サイト名 クラウドワークス(Crowdworks)
運営者 クラウドワークス
登録ワーカー数 442万人
登録企業数 72万社
発注形態 タスク・コンペ・プロジェクト
手数料 5~20%
おすすめの利用シーン Webサイトのデザイン、ランディングページの制作といったコンテンツ制作、システム開発系全般を発注したいとき

 クラウドワークスの公式サイトはこちら。

 2021年8月現在で登録ワーカー数110万人・登録企業数35万社のクラウドソーシングサイト。

 エンジニア、デザイナー、ライターなどの277カテゴリーの仕事の依頼が可能です。ロゴデザインやウェブデザインなどのデザイン系に強く、利用満足度98%を誇っています。

 ワーカーが自分のスキルを販売するシステムなども用意されています。

 クラウドワークスよりもデザイン・コンテンツ系の仕事が多い印象です。

サイト名 ランサーズ(Lancers)
運営者 ランサーズ
登録ワーカー数 110万人
登録企業数 35万社
発注形態 タスク・コンペ・プロジェクト
手数料 5~20%
おすすめの利用シーン ライティング、ブログ記事執筆などのテキストベースのコンテンツ制作、動画制作を依頼したいとき

 ランサーズの公式サイトはこちら。

 クラウドワークス、ランサーズに次ぐクラスの大型クラウドソーシングサイト。2021年8月時点での登録ワーカー数は100万人以上です。
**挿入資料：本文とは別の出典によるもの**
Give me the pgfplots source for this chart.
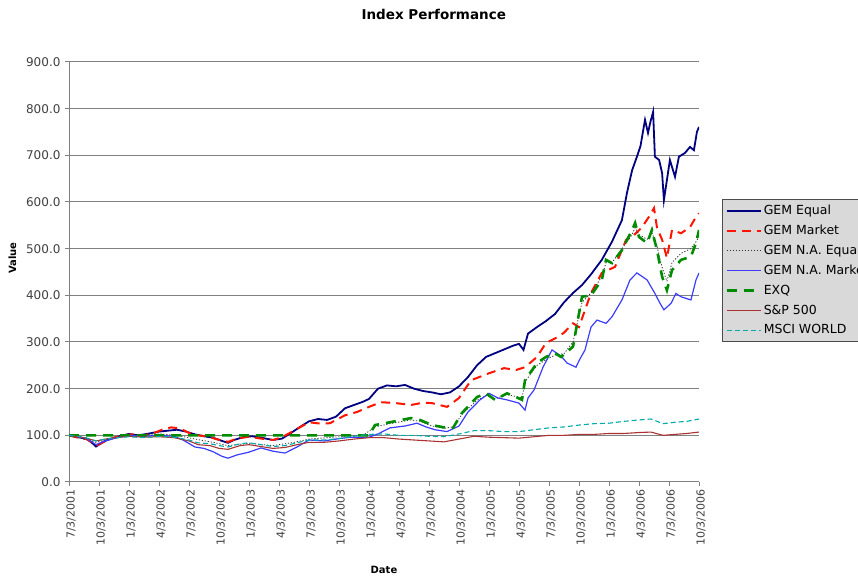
\documentclass[border=0pt]{standalone}
\usepackage{pgfplots}
\pgfplotsset{compat=1.18}
\usepackage{fontspec}
\setmainfont{DejaVu Sans}
\definecolor{navyline}{RGB}{0,0,128}
\definecolor{redline}{RGB}{255,20,0}
\definecolor{blueline}{RGB}{60,60,255}
\definecolor{greenline}{RGB}{0,140,0}
\definecolor{brownline}{RGB}{170,50,50}
\definecolor{tealline}{RGB}{0,170,170}
\definecolor{gridline}{RGB}{128,128,128}
\begin{document}
\begin{tikzpicture}
\begin{axis}[
  name=ax,
  width=630pt, height=420pt, scale only axis,
  xmin=0, xmax=21, ymin=0, ymax=900,
  xtick={0,...,21},
  xticklabels={7/3/2001,10/3/2001,1/3/2002,4/3/2002,7/3/2002,10/3/2002,1/3/2003,4/3/2003,7/3/2003,10/3/2003,1/3/2004,4/3/2004,7/3/2004,10/3/2004,1/3/2005,4/3/2005,7/3/2005,10/3/2005,1/3/2006,4/3/2006,7/3/2006,10/3/2006},
  ytick={0,100,...,900},
  /pgf/number format/assume math mode=true,
  y tick label style={/pgf/number format/fixed, /pgf/number format/fixed zerofill, /pgf/number format/precision=1, font=\fontsize{12}{14}\selectfont, text=black!75, xshift=-1pt},
  x tick label style={font=\fontsize{11}{13}\selectfont, text=black!75, rotate=90, anchor=east, yshift=-2pt},
  ymajorgrids,
  grid style={gridline, line width=1pt},
  axis x line*=bottom, axis y line*=left,
  axis line style={gridline, line width=1pt, -},
  tick style={gridline, line width=1pt},
  tick align=outside, major tick length=4pt,
  title={Index Performance},
  every axis title shift=0pt,
  title style={at={(0.579,1.112)}, anchor=center, yshift=0pt, font=\bfseries\fontsize{13.5}{15}\selectfont},
  xlabel={Date},
  xlabel style={at={(0.50,-0.209)}, anchor=center, font=\bfseries\fontsize{10}{12}\selectfont},
  ylabel={Value},
  ylabel style={at={(-0.09,0.533)}, anchor=center, rotate=0, font=\bfseries\fontsize{10}{12}\selectfont},
  legend style={at={(1.0365,0.674)}, anchor=north west, fill=gray!30, draw=black!70,
     font=\fontsize{12.5}{14}\selectfont, row sep=5pt, inner xsep=3pt, inner ysep=4pt},
  legend cell align=left,
  legend image code/.code={\draw[#1] (0pt,0pt) -- (34pt,0pt);},
]
\addplot[color=navyline, line width=1.8pt] coordinates {
(0,100)(0.2,97)(0.4,95)(0.6,92)(0.8,82)(0.9,76)(1.0,80)(1.2,88)(1.5,95)(1.8,100)(2.0,103)(2.3,100)(2.6,103)(3.0,108)(3.3,110)(3.6,112)(3.9,108)(4.2,102)(4.5,98)(4.8,95)(5.1,88)(5.3,84)(5.5,90)(5.8,96)(6.1,98)(6.4,95)(6.8,90)(7.1,93)(7.4,105)(7.7,118)(8.0,130)(8.3,135)(8.6,133)(8.9,140)(9.2,158)(9.5,165)(9.8,172)(10.0,178)(10.3,200)(10.6,207)(10.9,205)(11.2,208)(11.5,200)(11.8,195)(12.1,192)(12.4,188)(12.7,192)(13.0,205)(13.3,225)(13.6,250)(13.9,268)(14.2,276)(14.5,284)(14.8,292)(15.0,296)(15.15,283)(15.3,318)(15.6,332)(15.9,345)(16.2,360)(16.5,385)(16.8,405)(17.1,422)(17.4,445)(17.76,476)(18.1,515)(18.43,561)(18.6,620)(18.77,668)(18.93,697)(19.05,720)(19.2,776)(19.3,748)(19.37,769)(19.47,793)(19.53,697)(19.67,690)(19.77,662)(19.83,604)(19.93,647)(20.03,690)(20.2,654)(20.33,697)(20.53,705)(20.7,718)(20.83,711)(20.93,750)(21.0,761)
};
\addlegendentry{GEM Equal}
\addplot[color=redline, line width=2pt, dash pattern=on 9pt off 6pt] coordinates {
(0,100)(0.3,95)(0.6,92)(0.9,78)(1.2,87)(1.5,95)(1.8,100)(2.1,102)(2.5,100)(2.8,104)(3.1,112)(3.4,117)(3.7,115)(4.0,105)(4.3,100)(4.6,98)(4.9,92)(5.3,86)(5.6,93)(6.0,97)(6.4,93)(6.8,90)(7.1,96)(7.5,110)(8.0,128)(8.4,125)(8.7,126)(9.2,143)(9.6,150)(10.0,161)(10.4,171)(10.9,169)(11.4,165)(11.8,170)(12.1,169)(12.6,161)(13.0,180)(13.4,218)(14.0,233)(14.5,244)(14.9,240)(15.2,246)(15.6,268)(15.9,298)(16.3,311)(16.5,320)(16.8,340)(17.0,332)(17.4,405)(17.76,448)(18.2,461)(18.57,519)(18.77,525)(19.1,546)(19.33,568)(19.5,587)(19.6,545)(19.77,519)(19.93,480)(20.1,540)(20.4,533)(20.7,546)(20.9,568)(21.0,576)
};
\addlegendentry{GEM Market}
\addplot[color=black!80, line width=0.8pt, dash pattern=on 1.2pt off 1.8pt] coordinates {
(0,100)(0.9,85)(1.5,95)(2,100)(3,103)(3.6,100)(4.2,92)(4.8,85)(5.3,78)(6,83)(6.8,78)(7.5,85)(8,92)(9,97)(9.8,100)(10.2,118)(10.7,125)(11.4,133)(11.7,130)(12.1,120)(12.5,115)(12.8,118)(13.1,145)(13.6,175)(13.9,185)(14.2,178)(14.6,188)(14.9,183)(15.1,180)(15.2,215)(15.6,250)(15.9,262)(16.2,272)(16.5,275)(16.8,300)(17.1,385)(17.4,405)(17.76,440)(17.9,470)(18.1,470)(18.43,500)(18.77,530)(18.87,545)(19.0,530)(19.27,520)(19.43,535)(19.6,505)(19.77,460)(19.93,430)(20.1,470)(20.4,490)(20.73,500)(20.9,515)(21.0,525)
};
\addlegendentry{GEM N.A. Equal}
\addplot[color=blueline, line width=1.2pt] coordinates {
(0,100)(0.3,97)(0.6,93)(0.9,80)(1.2,88)(1.6,95)(2.0,100)(2.5,98)(3.0,100)(3.5,98)(3.8,90)(4.2,75)(4.5,72)(4.8,65)(5.1,55)(5.3,51)(5.6,58)(6.0,64)(6.4,73)(6.8,66)(7.2,62)(7.6,75)(8.0,90)(8.5,88)(9.0,93)(9.4,96)(10.0,96)(10.3,103)(10.7,116)(11.2,120)(11.6,126)(11.9,118)(12.2,112)(12.6,108)(13.0,120)(13.3,150)(13.7,176)(14.0,190)(14.3,180)(14.6,176)(15.0,169)(15.2,154)(15.3,180)(15.5,197)(15.8,246)(16.1,283)(16.4,270)(16.6,255)(16.9,246)(17.0,260)(17.2,283)(17.4,332)(17.6,347)(17.9,340)(18.1,354)(18.43,390)(18.7,433)(18.93,448)(19.27,433)(19.53,404)(19.7,383)(19.83,369)(20.07,383)(20.23,404)(20.4,397)(20.73,390)(20.9,433)(21.0,448)
};
\addlegendentry{GEM N.A. Market}
\addplot[color=greenline, line width=2.6pt, dash pattern=on 10pt off 7pt] coordinates {
(0,100)(9.8,100)(10.0,100)(10.2,122)(10.7,128)(11.4,137)(11.7,133)(12.1,122)(12.5,117)(12.8,116)(13.1,148)(13.6,182)(13.9,190)(14.2,176)(14.6,190)(14.9,182)(15.1,176)(15.2,218)(15.6,255)(15.9,268)(16.2,276)(16.4,268)(16.8,290)(17.1,397)(17.4,400)(17.76,433)(17.9,476)(18.1,469)(18.43,497)(18.77,540)(18.87,555)(19.0,525)(19.27,512)(19.43,540)(19.6,497)(19.77,440)(19.93,411)(20.1,454)(20.4,476)(20.73,483)(20.9,512)(21.0,540)
};
\addlegendentry{EXQ}
\addplot[color=brownline, line width=1.1pt] coordinates {
(0,100)(0.5,95)(0.9,88)(1.3,93)(2,98)(2.5,96)(3,97)(3.5,95)(4,88)(4.3,80)(4.7,78)(5.0,72)(5.3,70)(5.7,78)(6.0,80)(6.4,76)(6.8,72)(7.2,74)(7.6,80)(8,85)(8.5,85)(9,88)(9.5,92)(10,95)(10.5,95)(11,92)(11.5,90)(12,88)(12.5,86)(13,92)(13.5,98)(14,96)(14.5,95)(15,94)(15.5,97)(16,100)(16.5,100)(17,102)(17.5,102)(18,104)(18.5,104)(19,106)(19.4,107)(19.8,100)(20.2,102)(20.6,104)(21,107)
};
\addlegendentry{S\&P 500}
\addplot[color=tealline, line width=1.1pt, dash pattern=on 5pt off 3pt] coordinates {
(0,100)(0.5,96)(0.9,88)(1.3,93)(2,97)(2.5,95)(3,98)(3.5,96)(4,90)(4.3,84)(4.7,82)(5.0,78)(5.3,75)(5.7,82)(6.0,84)(6.4,80)(6.8,76)(7.2,78)(7.6,84)(8,90)(8.5,90)(9,93)(9.5,98)(10,102)(10.5,103)(11,100)(11.5,100)(12,98)(12.5,97)(13,103)(13.5,110)(14,110)(14.5,108)(15,108)(15.5,112)(16,116)(16.5,118)(17,122)(17.5,125)(18,126)(18.5,130)(19,133)(19.4,135)(19.8,125)(20.2,128)(20.6,130)(21,135)
};
\addlegendentry{MSCI WORLD}
\end{axis}
\pgfresetboundingbox
\path[use as bounding box] ([shift={(-69pt,-95pt)}]ax.south west) rectangle ([shift={(789pt,482pt)}]ax.south west);
\end{tikzpicture}
\end{document}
 クラウディアでは、ライター、デザイナー、エンジニアなどの仕事に加え、事務系や軽作業などの仕事も依頼できます。

 発注側キャンセル料無料で、システム手数料もクラウドワークス、ランサーズよりも安価になのが特徴です。

サイト名 クラウディア(Craudia)
運営者 エムフロ
登録ワーカー数 100万人
登録企業数 不明
発注形態 タスク・コンペ・プロジェクト・時間給
手数料 3~15%
おすすめの利用シーン 事務系ワークや軽作業などをアウトソースしたいとき

 クラウディアの公式サイトはこちら。

 ギグエコノミーの普及により、クラウドソーシングサイトを活用して仕事を発注する機運は今後ますます高まって行くのは間違いありません。

 ただ、クラウドソーシングサイトごとにワーカーのタイプや個性などに特色があります。

 特にクラウドソーシングを多用する計画の企業においては、クラウドソーシングサイトは複数登録し、それぞれの特性に合わせて活用されることをおすすめします。